Originariamente The giver (libro) era una specie di versione autonoma dei principi base tracciati da Aldous Huxley nel 1932 con Il mondo nuovo, ovvero una società che fa di tutto per levare umanità agli uomini così da tenerli a bada, la divisione in caste (che qui si traduce nell'assegnazione di un futuro scritto per ognuno), la cancellazione del passato del mondo, il concepimento in laboratorio e via dicendo. Ma nella sua versione filmica non diventa La fuga di Logan (forse la versione più fedele nello spirito tra le distopie non direttamente ispirate a Il mondo nuovo) quanto qualcosa tra Hunger Games e Divergent (Meryl Streep ha lo stesso ruolo di Kate Winslet), cioè subisce l'influenza di successi più recenti senza riuscire a centrare i loro stessi obiettivi.

Con un protagonista maschile al posto della consueta eroina ma il medesimo feeling di "essere unici in un mondo che ti vuole omologato", la medesima metafora del passaggio d'età (è nel momento in cui gli viene assegnato il lavoro per la vita che il protagonista comincia a capire che esiste qualcosa di più) e il medesimo messaggio di ribellione della classe dei figli contro quella dei genitori, The giver si connota come una versione all'acqua di rose delle avventure di Katniss Everdeen.
A mancare totalmente al film in fatti è il fascino di una perdizione totale. L'oppressione perpetrata attraverso l'annullamento delle emozioni non trova mai la rabbia dello spettatore, la lenta scoperta di un altro mondo, fatto di colori, sentimenti e libera espressione è rappresentato attraverso un immaginario di repertorio (nel senso stretto, sono proprio immagini non girate per l'occasione) che attinge più alle pubblicità degli orologi, dei profumi e degli assorbenti!
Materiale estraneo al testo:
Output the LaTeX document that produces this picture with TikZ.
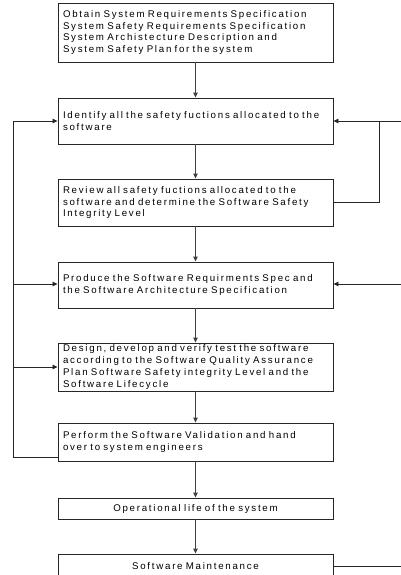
\documentclass[tikz,border=0pt]{standalone}
\usepackage{fontspec}
\setmainfont{Liberation Sans}[LetterSpace=18]
\usetikzlibrary{arrows.meta}
\newcommand\myboxfont{\fontsize{9.7}{11.8}\selectfont\spaceskip=5pt plus 1pt minus 1pt\relax}
\begin{document}
\begin{tikzpicture}[x=1pt,y=-1pt,
  box/.style={draw=black!85, line width=0.9pt, text width=265pt, inner xsep=5pt, inner ysep=0pt,
    align=left, font=\myboxfont, minimum width=275pt, anchor=center},
  cbox/.style={box, align=center},
  flow/.style={draw=black!75, line width=1.3pt, -{Triangle[length=5pt,width=4.5pt]}},
  fb/.style={draw=black!85, line width=0.8pt},
  fba/.style={fb, -{Triangle[length=5pt,width=4.5pt]}}]
\clip (0,0) rectangle (401,575);
\useasboundingbox (0,0) rectangle (401,575);
\node[box, minimum height=59pt] (b1) at (195.5,32.5) {Obtain System Requirements Specification\\System Safety Requirements Specification\\System Archistecture Description and\\System Safety Plan for the system};
\node[box, minimum height=46pt] (b2) at (195.5,121) {Identify all the safety fuctions allocated to the\\software};
\node[box, minimum height=47pt] (b3) at (195.5,202.5) {Review all safety fuctions allocated to the\\software and determine the Software Safety\\Integrity Level};
\node[box, minimum height=46pt] (b4) at (195.5,285) {Produce the Software Requirments Spec and\\the Software Architecture Specification};
\node[box, minimum height=48pt] (b5) at (195.5,367) {Design, develop and verify test the software\\according to the Software Quality Assurance\\Plan Software Safety integrity Level and the\\Software Lifecycle};
\node[box, minimum height=38pt] (b6) at (195.5,442) {Perform the Software Validation and hand\\over to system engineers};
\node[cbox, minimum height=21pt] (b7) at (195.5,508.5) {Operational life of the system};
\node[cbox, minimum height=24pt] (b8) at (195.5,566) {Software Maintenance};
% main flow
\draw[flow] (b1) -- (b2);
\draw[flow] (b2) -- (b3);
\draw[flow] (b3) -- (b4);
\draw[flow] (b4) -- (b5);
\draw[flow] (b5) -- (b6);
\draw[flow] (b6) -- (b7);
\draw[flow] (b7) -- (b8);
% left feedback loop
\coordinate (lb) at (13,457);
\coordinate (lt) at (13,121);
\draw[fb] (b6.west |- lb) -- (lb) -- (lt);
\draw[fba] (lt) -- (b2.west |- lt);
\draw[fba] (13,284) -- (b4.west |- 0,284);
\draw[fba] (13,367) -- (b5.west |- 0,367);
% right feedback
\coordinate (rt) at (379,121);
\coordinate (re2) at (401,121);
\coordinate (re4) at (401,284);
\coordinate (re8) at (401,566);
\draw[fb] (b3.east) -- (b3.east -| rt) -- (rt);
\draw[fb] (re2) -- (rt);
\draw[fba] (rt) -- (b2.east |- rt);
\draw[fba] (re4) -- (b4.east |- re4);
\draw[fb] (b8.east) -- (re8);
\end{tikzpicture}
\end{document}
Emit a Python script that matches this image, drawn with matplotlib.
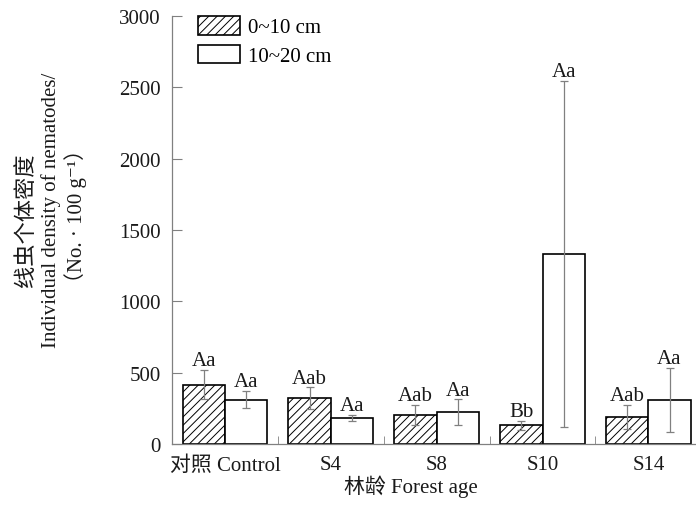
import matplotlib
matplotlib.use("Agg")
import matplotlib.pyplot as plt
import numpy as np

# values
groups = ["对照 Control", "S4", "S8", "S10", "S14"]
depth_labels = ["0~10 cm", "10~20 cm"]
mean_0_10 = [416, 322, 203, 130, 191]
err_0_10 = [102, 75, 69, 33, 85]
mean_10_20 = [309, 182, 222, 1331, 308]
err_10_20 = [60, 23, 90, 1212, 223]
sig_0_10 = ["Aa", "Aab", "Aab", "Bb", "Aab"]
sig_10_20 = ["Aa", "Aa", "Aa", "Aa", "Aa"]
ylabel_lines = ["线虫个体密度", "Individual density of nematodes/", "（No. · 100 g⁻¹）"]

FONT = ["Liberation Serif", "DejaVu Serif", "Noto Sans CJK SC"]
plt.rcParams["font.family"] = FONT
plt.rcParams["font.size"] = 15
plt.rcParams["hatch.linewidth"] = 0.7
plt.rcParams["hatch.color"] = "#333333"
TXT = "#1a1a1a"
GREY = "#808080"

fig = plt.figure(figsize=(6.96, 5.10), dpi=100)
ax = fig.add_axes([172 / 696, 65 / 510, 524 / 696, 428 / 510])

x = np.arange(len(groups))
w = 0.4
ekw = dict(ecolor=GREY, elinewidth=0.9, capsize=3.2, capthick=0.9)
ax.bar(x - w / 2, mean_0_10, w, yerr=err_0_10, color="white",
       edgecolor="black", linewidth=1.2, hatch="////",
       error_kw=ekw, label=depth_labels[0], zorder=2)
ax.bar(x + w / 2, mean_10_20, w, yerr=err_10_20, color="white",
       edgecolor="black", linewidth=1.2,
       error_kw=ekw, label=depth_labels[1], zorder=2)

for xs, m, e, s in ((x - w / 2, mean_0_10, err_0_10, sig_0_10),
                    (x + w / 2, mean_10_20, err_10_20, sig_10_20)):
    for xi, mi, ei, si in zip(xs, m, e, s):
        ax.annotate(si, (xi, mi + ei), xytext=(0, 3.5), textcoords="offset points",
                    ha="center", va="baseline", color=TXT, fontsize=15)

ax.set_xlim(-0.5, 4.45)
ax.set_ylim(0, 3000)
ax.set_yticks(np.arange(0, 3001, 500))
ax.set_xticks(x)
ax.set_xticklabels(groups)
ax.set_xticks(x[:-1] + 0.5, minor=True)
ax.tick_params(axis="x", which="major", length=0, pad=8, labelcolor=TXT)
ax.tick_params(axis="x", which="minor", direction="in", length=6, color=GREY)
ax.tick_params(axis="y", direction="in", length=7, color=GREY, pad=8, labelcolor=TXT)

for sp in ("top", "right"):
    ax.spines[sp].set_visible(False)
for sp in ("left", "bottom"):
    ax.spines[sp].set_color(GREY)
    ax.spines[sp].set_linewidth(0.9)

ax.set_xlabel("林龄 Forest age", color=TXT, fontsize=15)
ax.xaxis.set_label_coords(0.456, -0.072)

# y label: three centred lines, placed as in the reference
for xc, yc, size, line in zip((27, 51, 76), (220, 210, 216), (16, 15, 15), ylabel_lines):
    fig.text(xc / 696, 1 - yc / 510, line, rotation=90, ha="center", va="center",
             color=TXT, fontsize=size)

ax.legend(loc="upper left", bbox_to_anchor=(0.05, 1.0), frameon=False,
          handlelength=2.0, handleheight=1.0, handletextpad=0.4,
          labelspacing=0.35, borderpad=0, borderaxespad=0, fontsize=15)

fig.savefig("out.png", dpi=100)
Il progetto era stato cullato a lungo da Jeff Bridges (che interpreta il grande vecchio incaricato di trasmettere la conoscenza del passato al protagonista) e alla fine è stato scritto da Robert B. Weide e diretto da Philip Noyce, un team decisamente più ferrato con cinema diretto alla generazione dei genitori che a quella dei figli, visibilmente a disagio con l'idea di colpire duro i grandi e assolvere in pieno i più giovani che poi è la base del successo di questi film. Alla fine pare che tutto il compito di rendere la liberazione del protagonista (vero asse portante del film) sia lasciato al passaggio tra bianco e nero e colore. Un po' poco considerato quel che si vede in giro.